Return the lines below exactly, from the first line to the line that contains "(0,0) rectangle (1163,905);". Leave out pictures.

* begin Data excerpt *

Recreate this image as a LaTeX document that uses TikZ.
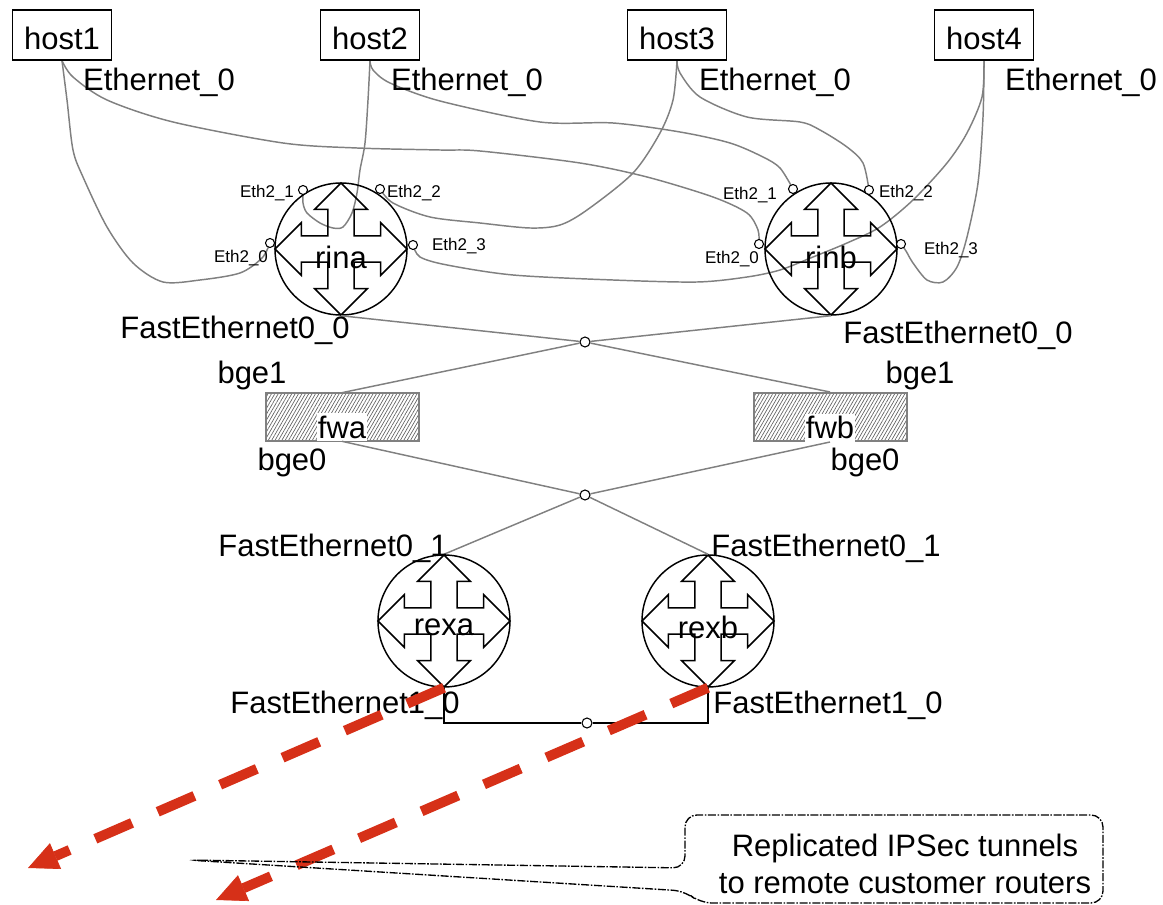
\documentclass[tikz,border=0pt]{standalone}
\usepackage{fontspec}
\setmainfont{Liberation Sans}
\usetikzlibrary{arrows.meta,patterns.meta,backgrounds}
\definecolor{wiregray}{RGB}{128,128,128}
\definecolor{tunnel}{RGB}{214,48,24}
\tikzset{
  bigtext/.style={font=\fontsize{23.25}{27.75}\selectfont, inner sep=0pt},
  smalltext/.style={font=\fontsize{12.75}{15}\selectfont, inner sep=0pt},
  hostbox/.style={draw, line width=1.1pt, minimum width=74.25pt, minimum height=37.5pt, inner sep=0pt, font=\fontsize{23.25}{27.75}\selectfont},
  routernode/.style={circle, draw, line width=1.1pt, minimum size=99pt, inner sep=0pt, font=\fontsize{23.25}{27.75}\selectfont},
  port/.style={circle, draw, fill=white, line width=0.8pt, minimum size=6.75pt, inner sep=0pt},
  hub/.style={circle, draw, fill=white, line width=0.8pt, minimum size=7.5pt, inner sep=0pt},
  wire/.style={draw=wiregray, line width=1.1pt},
  fwbox/.style={draw=wiregray, line width=1.5pt, minimum width=114.75pt, minimum height=36pt, inner sep=0pt,
    pattern={Lines[angle=60,distance=2.2pt,line width=0.5pt]}, pattern color=gray!75!black},
  fwlabel/.style={fill=white, minimum width=37.5pt, minimum height=21pt, inner sep=0pt, anchor=south, font=\fontsize{23.25}{27.75}\selectfont},
  tunnelarrow/.style={draw=tunnel, line width=7.5pt, dash pattern=on 30pt off 21pt,
    -{Triangle[length=22.5pt,width=21pt,line width=0.5pt]}},
  calloutline/.style={draw, line width=1pt, dash pattern=on 6pt off 1.2pt on 1.2pt off 1.2pt, rounded corners=9pt},
  crossarrows/.pic={
    \draw[line width=1.1pt] (0,-66) -- (26.4,-39.6) -- (13.2,-39.6) -- (13.2,-13.2) -- (39.6,-13.2) -- (39.6,-26.4)
      -- (66,0) -- (39.6,26.4) -- (39.6,13.2) -- (13.2,13.2) -- (13.2,39.6) -- (26.4,39.6)
      -- (0,66) -- (-26.4,39.6) -- (-13.2,39.6) -- (-13.2,13.2) -- (-39.6,13.2) -- (-39.6,26.4)
      -- (-66,0) -- (-39.6,-26.4) -- (-39.6,-13.2) -- (-13.2,-13.2) -- (-13.2,-39.6) -- (-26.4,-39.6) -- cycle;
  }
}
\begin{document}
\begin{tikzpicture}[x=0.75pt,y=-0.75pt]
\useasboundingbox (0,0) rectangle (1163,905);

% hosts
\node[hostbox] (h1) at (62,35) {\raisebox{-2.5pt}[\height][0pt]{host1}};
\node[hostbox] (h2) at (370,35) {\raisebox{-2.5pt}[\height][0pt]{host2}};
\node[hostbox] (h3) at (677,35) {\raisebox{-2.5pt}[\height][0pt]{host3}};
\node[hostbox] (h4) at (984,35) {\raisebox{-2.5pt}[\height][0pt]{host4}};
\node[bigtext] (e1) at (159,82) {Ethernet\_0};
\node[bigtext] (e2) at (467,82) {Ethernet\_0};
\node[bigtext] (e3) at (775,82) {Ethernet\_0};
\node[bigtext] (e4) at (1081,82) {Ethernet\_0};

% inner routers
\node[routernode] (rina) at (341,249) {\raisebox{-6.5pt}[\height][0pt]{rina}};
\pic at (rina) {crossarrows};
\node[routernode] (rinb) at (831,249) {\raisebox{-6.5pt}[\height][0pt]{rinb}};
\pic at (rinb) {crossarrows};

% ports
\node[port] (ra0) at (270,243) {};
\node[port] (ra1) at (303,190) {};
\node[port] (ra2) at (380,189) {};
\node[port] (ra3) at (413,245) {};
\node[port] (rb0) at (759,244) {};
\node[port] (rb1) at (793,189) {};
\node[port] (rb2) at (869,190) {};
\node[port] (rb3) at (901,244) {};
\node[smalltext] (la0) at (241,258) {Eth2\_0};
\node[smalltext] (la1) at (267,193) {Eth2\_1};
\node[smalltext] (la2) at (414,193) {Eth2\_2};
\node[smalltext] (la3) at (459,246) {Eth2\_3};
\node[smalltext] (lb0) at (732,259) {Eth2\_0};
\node[smalltext] (lb1) at (750,195) {Eth2\_1};
\node[smalltext] (lb2) at (906,193) {Eth2\_2};
\node[smalltext] (lb3) at (951,250) {Eth2\_3};

% host wires
\begin{scope}[on background layer]
\draw[wire] plot[smooth,tension=0.5] coordinates {(h1.south) (67,100) (73,150) (83,177) (107,227) (133,263) (163,282) (200,280) (240,273) (262,258) (ra0.center)};
\draw[wire] plot[smooth,tension=0.5] coordinates {(h1.south) (73,77) (107,100) (173,122) (283,143) (357,148) (440,150) (480,151) (580,163) (647,177) (713,197) (747,213) (758,230) (rb0.center)};
\draw[wire] plot[smooth,tension=0.5] coordinates {(h2.south) (368,100) (365,143) (360,170) (357,193) (352,213) (343,227) (333,228) (320,223) (307,213) (303,203) (ra1.center)};
\draw[wire] plot[smooth,tension=0.5] coordinates {(h2.south) (373,70) (390,83) (440,101) (540,122) (613,123) (680,132) (730,143) (763,157) (780,168) (rb1.center)};
\draw[wire] plot[smooth,tension=0.5] coordinates {(h3.south) (673,100) (660,133) (633,173) (587,210) (560,225) (530,228) (480,223) (430,217) (393,203) (ra2.center)};
\draw[wire] plot[smooth,tension=0.5] coordinates {(h3.south) (680,73) (700,97) (747,117) (800,122) (820,130) (847,147) (863,163) (rb2.center)};
\draw[wire] plot[smooth,tension=0.5] coordinates {(h4.south) (982,97) (967,133) (947,163) (913,200) (880,227) (847,243) (813,257) (780,270) (747,277) (697,282) (613,280) (513,275) (447,265) (420,257) (ra3.center)};
\draw[wire] plot[smooth,tension=0.5] coordinates {(h4.south) (983,117) (978,183) (967,237) (957,267) (943,282) (927,280) (913,263) (906,251) (rb3.center)};
\end{scope}

% upper hub and firewalls
\node[hub] (hub1) at (585,342) {};
\node[fwbox] (fwa) at (342,417) {};
\node[fwlabel] (fwat) at (fwa.south) {fwa};
\node[fwbox] (fwb) at (830,417) {};
\node[fwlabel] (fwbt) at (fwb.south) {fwb};
\node[hub] (hub2) at (585,495) {};

\draw[wire] (rina.south) -- (hub1);
\draw[wire] (rinb.south) -- (hub1);
\draw[wire] (hub1) -- (fwa.north);
\draw[wire] (hub1) -- (fwb.north);
\draw[wire] (fwa.south) -- (hub2);
\draw[wire] (fwb.south) -- (hub2);

\node[bigtext] (fa0) at (235,330) {FastEthernet0\_0};
\node[bigtext] (fb0) at (958,335) {FastEthernet0\_0};
\node[bigtext] (ga1) at (252,375) {bge1};
\node[bigtext] (gb1) at (920,375) {bge1};
\node[bigtext] (ga0) at (292,462) {bge0};
\node[bigtext] (gb0) at (865,462) {bge0};

% external routers
\node[routernode] (rexa) at (444,621) {\raisebox{-4.5pt}[\height][0pt]{rexa}};
\pic at (rexa) {crossarrows};
\node[routernode] (rexb) at (708,621) {\raisebox{-4.5pt}[\height][0pt]{rexb}};
\pic at (rexb) {crossarrows};
\draw[wire] (hub2) -- (rexa.north);
\draw[wire] (hub2) -- (rexb.north);
\node[bigtext] (xa1) at (333,548) {FastEthernet0\_1};
\node[bigtext] (xb1) at (826,548) {FastEthernet0\_1};
\node[bigtext] (xa0) at (345,705) {FastEthernet1\_0};
\node[bigtext] (xb0) at (828,705) {FastEthernet1\_0};

\node[hub] (hub3) at (587,723) {};
\draw[line width=1.1pt] (rexa.south) |- (hub3);
\draw[line width=1.1pt] (hub3) -| (rexb.south);

% tunnels
\coordinate (ta) at (28,868);
\coordinate (tb) at (216,900);
\draw[tunnelarrow] (rexa.south) -- (ta);
\draw[tunnelarrow] (rexb.south) -- (tb);

% callout
\coordinate (cp) at (188,860);
\node[bigtext, align=center] (callout) at (905,864) {Replicated IPSec tunnels\\to remote customer routers};
\draw[calloutline] (cp) -- (685,868) -- (685,815) -- (1103,815) -- (1103,903) -- (700,903) -- (685,891) -- cycle;
\end{tikzpicture}
\end{document}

* end Data excerpt *

Answer below:
Recreate this image as a LaTeX document that uses TikZ.
\documentclass[tikz,border=0pt]{standalone}
\usepackage{fontspec}
\setmainfont{Liberation Sans}
\usetikzlibrary{arrows.meta,patterns.meta,backgrounds}
\definecolor{wiregray}{RGB}{128,128,128}
\definecolor{tunnel}{RGB}{214,48,24}
\tikzset{
  bigtext/.style={font=\fontsize{23.25}{27.75}\selectfont, inner sep=0pt},
  smalltext/.style={font=\fontsize{12.75}{15}\selectfont, inner sep=0pt},
  hostbox/.style={draw, line width=1.1pt, minimum width=74.25pt, minimum height=37.5pt, inner sep=0pt, font=\fontsize{23.25}{27.75}\selectfont},
  routernode/.style={circle, draw, line width=1.1pt, minimum size=99pt, inner sep=0pt, font=\fontsize{23.25}{27.75}\selectfont},
  port/.style={circle, draw, fill=white, line width=0.8pt, minimum size=6.75pt, inner sep=0pt},
  hub/.style={circle, draw, fill=white, line width=0.8pt, minimum size=7.5pt, inner sep=0pt},
  wire/.style={draw=wiregray, line width=1.1pt},
  fwbox/.style={draw=wiregray, line width=1.5pt, minimum width=114.75pt, minimum height=36pt, inner sep=0pt,
    pattern={Lines[angle=60,distance=2.2pt,line width=0.5pt]}, pattern color=gray!75!black},
  fwlabel/.style={fill=white, minimum width=37.5pt, minimum height=21pt, inner sep=0pt, anchor=south, font=\fontsize{23.25}{27.75}\selectfont},
  tunnelarrow/.style={draw=tunnel, line width=7.5pt, dash pattern=on 30pt off 21pt,
    -{Triangle[length=22.5pt,width=21pt,line width=0.5pt]}},
  calloutline/.style={draw, line width=1pt, dash pattern=on 6pt off 1.2pt on 1.2pt off 1.2pt, rounded corners=9pt},
  crossarrows/.pic={
    \draw[line width=1.1pt] (0,-66) -- (26.4,-39.6) -- (13.2,-39.6) -- (13.2,-13.2) -- (39.6,-13.2) -- (39.6,-26.4)
      -- (66,0) -- (39.6,26.4) -- (39.6,13.2) -- (13.2,13.2) -- (13.2,39.6) -- (26.4,39.6)
      -- (0,66) -- (-26.4,39.6) -- (-13.2,39.6) -- (-13.2,13.2) -- (-39.6,13.2) -- (-39.6,26.4)
      -- (-66,0) -- (-39.6,-26.4) -- (-39.6,-13.2) -- (-13.2,-13.2) -- (-13.2,-39.6) -- (-26.4,-39.6) -- cycle;
  }
}
\begin{document}
\begin{tikzpicture}[x=0.75pt,y=-0.75pt]
\useasboundingbox (0,0) rectangle (1163,905);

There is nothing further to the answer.